**Set exercise:** Do not include the pictures; repeat the rest of the data exactly.

**Stored data:**
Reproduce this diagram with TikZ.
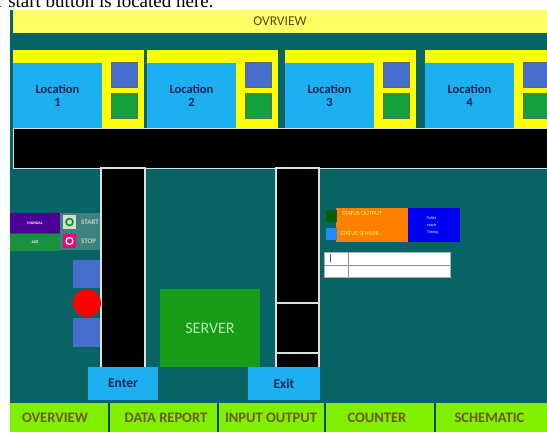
\documentclass[tikz,border=0pt]{standalone}
\usepackage{fontspec}
\setmainfont{Liberation Serif}
\setsansfont{Carlito}

\definecolor{panel}{RGB}{8,100,100}
\definecolor{titlebar}{RGB}{255,255,100}
\definecolor{locyellow}{RGB}{255,255,0}
\definecolor{locblue}{RGB}{30,175,240}
\definecolor{sqblue}{RGB}{72,110,205}
\definecolor{sqgreen}{RGB}{20,160,60}
\definecolor{navy}{RGB}{20,35,90}
\definecolor{olive}{RGB}{80,75,10}
\definecolor{lime}{RGB}{128,240,0}
\definecolor{navtext}{RGB}{110,90,0}
\definecolor{manual}{RGB}{75,0,150}
\definecolor{ack}{RGB}{25,145,65}
\definecolor{knob}{RGB}{60,130,125}
\definecolor{server}{RGB}{25,155,25}
\definecolor{servertext}{RGB}{175,240,160}
\definecolor{statusor}{RGB}{255,128,0}
\definecolor{statusgreen}{RGB}{0,95,0}
\definecolor{statusblue}{RGB}{30,140,255}
\definecolor{timing}{RGB}{0,0,240}
\definecolor{edge}{RGB}{215,225,225}

\tikzset{
  box/.style={anchor=north west, inner sep=0pt, outer sep=0pt},
  locbox/.style={box, fill=locblue, minimum width=89pt, minimum height=65pt,
    align=center, text=navy, font=\sffamily\bfseries\fontsize{12.5}{13}\selectfont},
  sqbox/.style={box, minimum width=26pt, minimum height=25pt, draw=black!60, line width=0.6pt},
  gatebox/.style={box, fill=locblue, minimum width=70pt, minimum height=33pt,
    text=navy, font=\sffamily\bfseries\fontsize{13.5}{13}\selectfont},
  navlabel/.style={text=navtext, font=\sffamily\bfseries\fontsize{14.5}{14}\selectfont},
  lane/.style={fill=black, draw=edge, line width=1.2pt}
}

\begin{document}
\begin{tikzpicture}[x=1pt, y=-1pt]
\useasboundingbox (0,0) rectangle (547,432);
\begin{scope}
\clip (0,0) rectangle (547,432);
\node[anchor=base west, inner sep=0pt, font=\rmfamily\fontsize{19}{20}\selectfont] (note) at (-3,7) {r start button is located here.};
\fill[panel] (10,10) rectangle (547,432);
\node[box, fill=titlebar, minimum width=534pt, minimum height=23pt,
  text=olive, font=\sffamily\fontsize{13.5}{13}\selectfont] (title) at (13,10) {OVRVIEW};

\foreach \n/\x in {1/13, 2/147, 3/285, 4/425}{
  \fill[locyellow] (\x,50) rectangle +(131,78);
  \node[locbox] (loc\n) at (\x,63) {Location\\\n};
  \node[sqbox, fill=sqblue] (in\n) at (\x+98,62) {};
  \node[sqbox, fill=sqgreen] (out\n) at (\x+98,93) {};
}
\draw[edge, line width=1pt, fill=black] (13,128) rectangle (548,168);

\draw[lane] (101,168) rectangle (145,368);
\draw[lane] (276,168) rectangle (319,368);
\draw[edge, line width=1.2pt] (276,303) -- (319,303) (276,353) -- (319,353);

\node[box, fill=manual, minimum width=50pt, minimum height=20pt, text=white,
  font=\sffamily\bfseries\fontsize{4}{4}\selectfont] (manual) at (10,213) {MANUAL};
\node[box, fill=ack, minimum width=50pt, minimum height=17pt, text=white,
  font=\sffamily\bfseries\fontsize{4}{4}\selectfont] (ack) at (10,234) {ACK};
\fill[knob] (60,213) rectangle (100,250);
\node[box, fill=black!15, minimum width=13pt, minimum height=14pt] (startbtn) at (63,215) {};
\draw[green!60!black, line width=1.5pt] (startbtn.center) circle (3.5pt);
\node[box, fill=magenta!80!red, minimum width=13pt, minimum height=14pt] (stopbtn) at (63,234) {};
\draw[white, line width=1.3pt] (stopbtn.center) circle (3.5pt);
\node[anchor=west, inner sep=0pt, text=black!20, font=\sffamily\bfseries\fontsize{7}{7}\selectfont] (start) at (81,222) {START};
\node[anchor=west, inner sep=0pt, text=black!20, font=\sffamily\bfseries\fontsize{7}{7}\selectfont] (stop) at (81,241) {STOP};

\node[box, fill=sqblue, minimum width=27pt, minimum height=28pt] (sensa) at (73,260) {};
\fill[red] (87,303) circle (14pt);
\node[box, fill=sqblue, minimum width=27pt, minimum height=29pt] (sensb) at (73,318) {};

\node[box, fill=server, minimum width=100pt, minimum height=78pt, text=servertext,
  font=\sffamily\fontsize{16}{16}\selectfont] (server) at (160,289) {SERVER};

\node[gatebox, minimum width=70pt] (enter) at (88,367) {Enter};
\node[gatebox, minimum width=72pt] (exit) at (248,367) {Exit};

\node[box, fill=statusor, minimum width=72pt, minimum height=34pt] (status) at (336,208) {};
\node[box, fill=statusgreen, minimum width=11pt, minimum height=12pt] (outled) at (326,210) {};
\node[box, fill=statusblue, minimum width=11pt, minimum height=12pt] (senled) at (326,228) {};
\node[anchor=west, inner sep=0pt, text=yellow!60, font=\sffamily\fontsize{6}{6}\selectfont] (outtxt) at (342,214) {STATUS OUTPUT};
\node[anchor=west, inner sep=0pt, text=yellow!60, font=\sffamily\fontsize{6}{6}\selectfont] (sentxt) at (340,234) {STATUS SENSOR};
\node[box, fill=timing, minimum width=52pt, minimum height=34pt] (pallet) at (408,208) {};
\node[anchor=west, align=left, inner sep=0pt, text=white, font=\sffamily\fontsize{4}{7}\selectfont] (pallettxt) at (427,225) {Pallet\\reach\\Timing};

\draw[fill=white, draw=black!30, line width=1pt] (324,252) rectangle (450,277);
\draw[black!45, line width=0.8pt] (324,265) -- (450,265) (348,252) -- (348,277);
\draw[black!70, line width=0.5pt] (330,254) -- (330,262);

\fill[lime] (10,403) rectangle (547,432);
\foreach \d in {109, 218, 325, 435}{
  \draw[panel!80!black, line width=1.2pt] (\d,403) -- (\d,432);
}
\node[navlabel] (nav1) at (55,418) {OVERVIEW};
\node[navlabel] (nav2) at (166,418) {DATA REPORT};
\node[navlabel] (nav3) at (271,418) {INPUT OUTPUT};
\node[navlabel] (nav4) at (377,418) {COUNTER};
\node[navlabel, anchor=west] (nav5) at (451,418) {SCHEMATIC};
\end{scope}
\end{tikzpicture}
\end{document}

**Result of the task:**
Reproduce this diagram with TikZ.
\documentclass[tikz,border=0pt]{standalone}
\usepackage{fontspec}
\setmainfont{Liberation Serif}
\setsansfont{Carlito}

\definecolor{panel}{RGB}{8,100,100}
\definecolor{titlebar}{RGB}{255,255,100}
\definecolor{locyellow}{RGB}{255,255,0}
\definecolor{locblue}{RGB}{30,175,240}
\definecolor{sqblue}{RGB}{72,110,205}
\definecolor{sqgreen}{RGB}{20,160,60}
\definecolor{navy}{RGB}{20,35,90}
\definecolor{olive}{RGB}{80,75,10}
\definecolor{lime}{RGB}{128,240,0}
\definecolor{navtext}{RGB}{110,90,0}
\definecolor{manual}{RGB}{75,0,150}
\definecolor{ack}{RGB}{25,145,65}
\definecolor{knob}{RGB}{60,130,125}
\definecolor{server}{RGB}{25,155,25}
\definecolor{servertext}{RGB}{175,240,160}
\definecolor{statusor}{RGB}{255,128,0}
\definecolor{statusgreen}{RGB}{0,95,0}
\definecolor{statusblue}{RGB}{30,140,255}
\definecolor{timing}{RGB}{0,0,240}
\definecolor{edge}{RGB}{215,225,225}

\tikzset{
  box/.style={anchor=north west, inner sep=0pt, outer sep=0pt},
  locbox/.style={box, fill=locblue, minimum width=89pt, minimum height=65pt,
    align=center, text=navy, font=\sffamily\bfseries\fontsize{12.5}{13}\selectfont},
  sqbox/.style={box, minimum width=26pt, minimum height=25pt, draw=black!60, line width=0.6pt},
  gatebox/.style={box, fill=locblue, minimum width=70pt, minimum height=33pt,
    text=navy, font=\sffamily\bfseries\fontsize{13.5}{13}\selectfont},
  navlabel/.style={text=navtext, font=\sffamily\bfseries\fontsize{14.5}{14}\selectfont},
  lane/.style={fill=black, draw=edge, line width=1.2pt}
}

\begin{document}
\begin{tikzpicture}[x=1pt, y=-1pt]
\useasboundingbox (0,0) rectangle (547,432);
\begin{scope}
\clip (0,0) rectangle (547,432);
\node[anchor=base west, inner sep=0pt, font=\rmfamily\fontsize{19}{20}\selectfont] (note) at (-3,7) {r start button is located here.};
\fill[panel] (10,10) rectangle (547,432);
\node[box, fill=titlebar, minimum width=534pt, minimum height=23pt,
  text=olive, font=\sffamily\fontsize{13.5}{13}\selectfont] (title) at (13,10) {OVRVIEW};

\foreach \n/\x in {1/13, 2/147, 3/285, 4/425}{
  \fill[locyellow] (\x,50) rectangle +(131,78);
  \node[locbox] (loc\n) at (\x,63) {Location\\\n};
  \node[sqbox, fill=sqblue] (in\n) at (\x+98,62) {};
  \node[sqbox, fill=sqgreen] (out\n) at (\x+98,93) {};
}
\draw[edge, line width=1pt, fill=black] (13,128) rectangle (548,168);

\draw[lane] (101,168) rectangle (145,368);
\draw[lane] (276,168) rectangle (319,368);
\draw[edge, line width=1.2pt] (276,303) -- (319,303) (276,353) -- (319,353);

\node[box, fill=manual, minimum width=50pt, minimum height=20pt, text=white,
  font=\sffamily\bfseries\fontsize{4}{4}\selectfont] (manual) at (10,213) {MANUAL};
\node[box, fill=ack, minimum width=50pt, minimum height=17pt, text=white,
  font=\sffamily\bfseries\fontsize{4}{4}\selectfont] (ack) at (10,234) {ACK};
\fill[knob] (60,213) rectangle (100,250);
\node[box, fill=black!15, minimum width=13pt, minimum height=14pt] (startbtn) at (63,215) {};
\draw[green!60!black, line width=1.5pt] (startbtn.center) circle (3.5pt);
\node[box, fill=magenta!80!red, minimum width=13pt, minimum height=14pt] (stopbtn) at (63,234) {};
\draw[white, line width=1.3pt] (stopbtn.center) circle (3.5pt);
\node[anchor=west, inner sep=0pt, text=black!20, font=\sffamily\bfseries\fontsize{7}{7}\selectfont] (start) at (81,222) {START};
\node[anchor=west, inner sep=0pt, text=black!20, font=\sffamily\bfseries\fontsize{7}{7}\selectfont] (stop) at (81,241) {STOP};

\node[box, fill=sqblue, minimum width=27pt, minimum height=28pt] (sensa) at (73,260) {};
\fill[red] (87,303) circle (14pt);
\node[box, fill=sqblue, minimum width=27pt, minimum height=29pt] (sensb) at (73,318) {};

\node[box, fill=server, minimum width=100pt, minimum height=78pt, text=servertext,
  font=\sffamily\fontsize{16}{16}\selectfont] (server) at (160,289) {SERVER};

\node[gatebox, minimum width=70pt] (enter) at (88,367) {Enter};
\node[gatebox, minimum width=72pt] (exit) at (248,367) {Exit};

\node[box, fill=statusor, minimum width=72pt, minimum height=34pt] (status) at (336,208) {};
\node[box, fill=statusgreen, minimum width=11pt, minimum height=12pt] (outled) at (326,210) {};
\node[box, fill=statusblue, minimum width=11pt, minimum height=12pt] (senled) at (326,228) {};
\node[anchor=west, inner sep=0pt, text=yellow!60, font=\sffamily\fontsize{6}{6}\selectfont] (outtxt) at (342,214) {STATUS OUTPUT};
\node[anchor=west, inner sep=0pt, text=yellow!60, font=\sffamily\fontsize{6}{6}\selectfont] (sentxt) at (340,234) {STATUS SENSOR};
\node[box, fill=timing, minimum width=52pt, minimum height=34pt] (pallet) at (408,208) {};
\node[anchor=west, align=left, inner sep=0pt, text=white, font=\sffamily\fontsize{4}{7}\selectfont] (pallettxt) at (427,225) {Pallet\\reach\\Timing};

\draw[fill=white, draw=black!30, line width=1pt] (324,252) rectangle (450,277);
\draw[black!45, line width=0.8pt] (324,265) -- (450,265) (348,252) -- (348,277);
\draw[black!70, line width=0.5pt] (330,254) -- (330,262);

\fill[lime] (10,403) rectangle (547,432);
\foreach \d in {109, 218, 325, 435}{
  \draw[panel!80!black, line width=1.2pt] (\d,403) -- (\d,432);
}
\node[navlabel] (nav1) at (55,418) {OVERVIEW};
\node[navlabel] (nav2) at (166,418) {DATA REPORT};
\node[navlabel] (nav3) at (271,418) {INPUT OUTPUT};
\node[navlabel] (nav4) at (377,418) {COUNTER};
\node[navlabel, anchor=west] (nav5) at (451,418) {SCHEMATIC};
\end{scope}
\end{tikzpicture}
\end{document}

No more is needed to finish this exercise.